こうなると主演である芦田愛菜の負担がバカでかくなる。
「らいせ(ヒロイン)に関しては、芦田さんが言うことがほぼほぼ正解にはなっていきます」
母殺しをした少女の、生い立ちと心情。
芦田愛菜が自己の中に捏造し、自分に重ね、本気でうそをつけ、と。
いやいやそれ重すぎるでしょう。彼女を信頼しているのはわかるけど。

もっとも、試みとしては今までになく、正直興味はひかれる。
でも時間がない。
「ジャンル映画(エンタメ)」とフランスで言われた『穢の森』が、実験映画へと迷走しはじめた。
「原案:山田孝之 マンガ:長尾謙一郎」でコミカライズするのならまだわかる。
山下敦弘監督、流石に一回キレていいと思います。

河瀬直美の映像理論は作中でかっこよく撮られているが、必ずしも「正解」ではない。
もしこのドラマが「カンヌで受け入れられることありきの方法論」を突き詰めるなら、それはそれで(失敗しようとも)一つの映画の捉え方。
最終回で比較できるようになることを期待。

ギリギリつなぎとめている芦田愛菜


緩急が異常な迷走の様子をまとめているのが、芦田愛菜の存在だ。

前半の鬱パートは、「河瀬直美映画論」ドキュメンタリーとしての色が非常に濃い。
だがこれは、あくまでもフェイクだ。
芦田愛菜が一人佇む、妙に詩的なシーン。
このドラマでは彼女のソロショットは、妖精的な扱い。2話のランドセルといい、「ファンタジー」としての意味合いが強い。
ちゃんと嘘くさい。ギリギリ「フィクション」になっている。

その一方で、後半の躁パートでは、山田孝之が説明なしにトンチンカンなことを言い出すので、ギャグ度が高い。
これをつなぎとめるのが、「現実」担当の芦田愛菜。
構図が工夫され、画面に少しでも彼女が映るようにされている。
暴走する山田孝之に対し、真面目な視線を向ける12歳の少女。
これから一緒に仕事する、現実の子どもの俳優があなたのことを見てますけど、大丈夫ですか、と随所で釘を刺してくる。

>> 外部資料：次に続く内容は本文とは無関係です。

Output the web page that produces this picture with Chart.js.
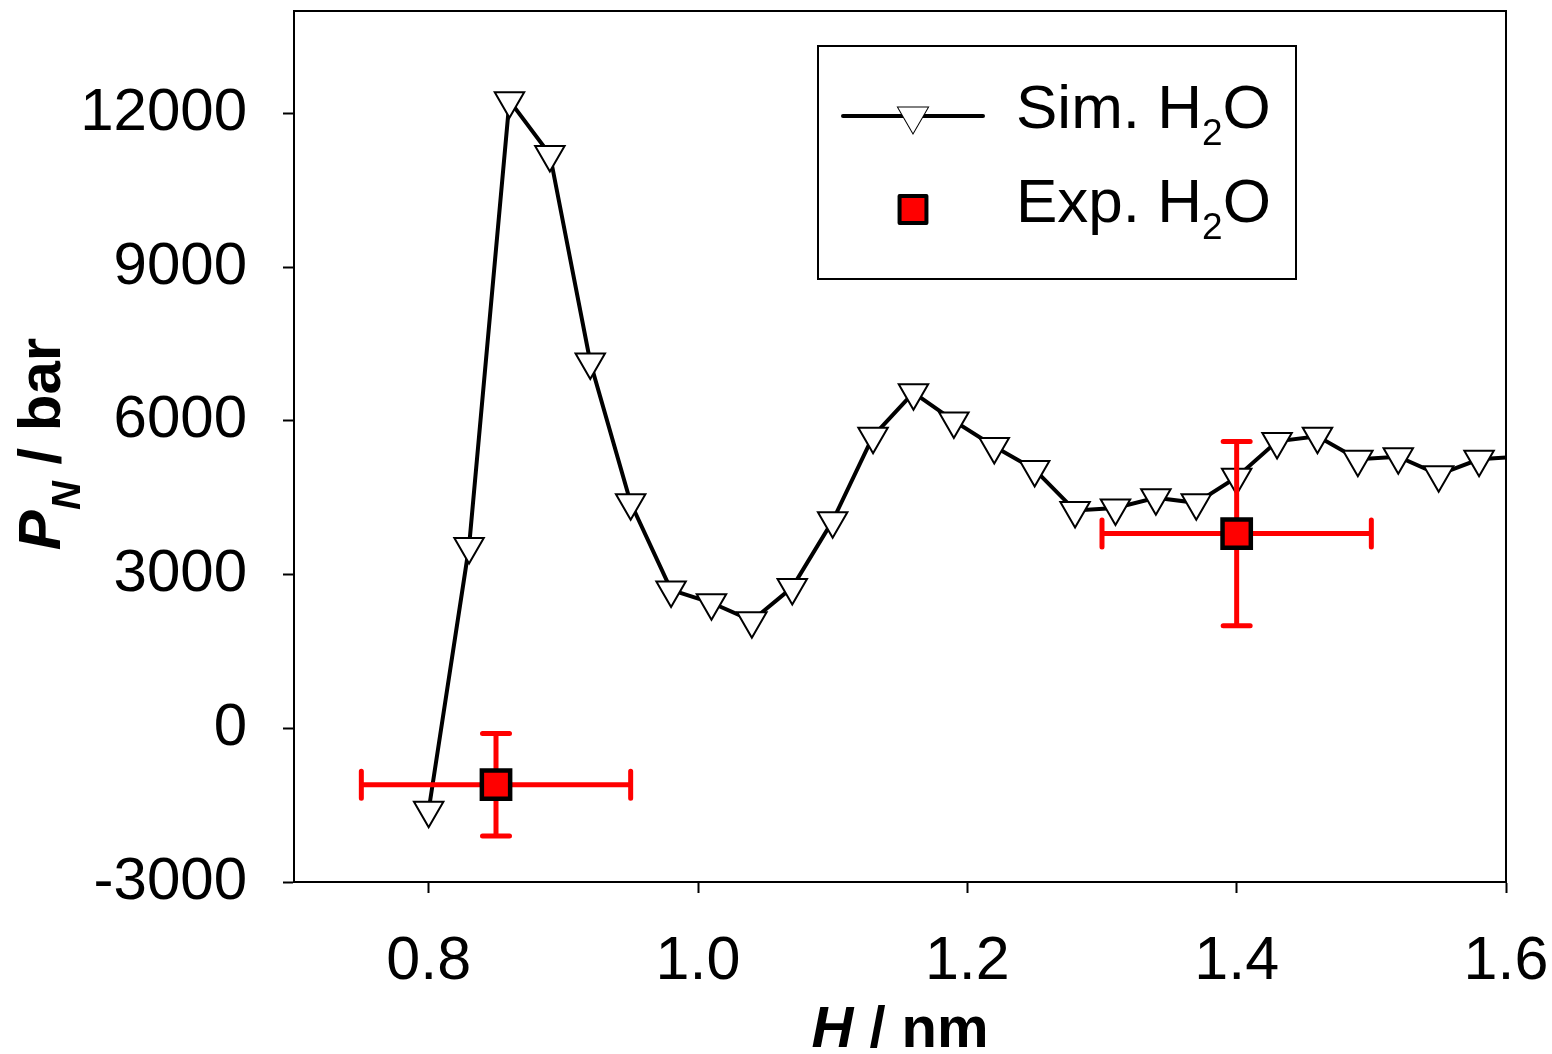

いろんな映画関係者の前でもブレずに「芦田愛菜」を演じる彼女は、本当に頑強。
一度くらい主役になって、感情大爆発させて、泣いたり怒ったりしてほしいところはある(フェイクだとしても)。当時受験生の小学生ですもん。
でもきっと、芦田愛菜は「芦田愛菜」を演じるプロであり、山田孝之のそばに立つ子ども役であり続けるだろうから、今後も絶対ブレないんだろうなあ。

8話ではキャスティングを始めちゃう。もう戻れない。不安しかない。
なにより、監督なのになんの仕事もさせてもらえない、山下敦弘の胃が心配です。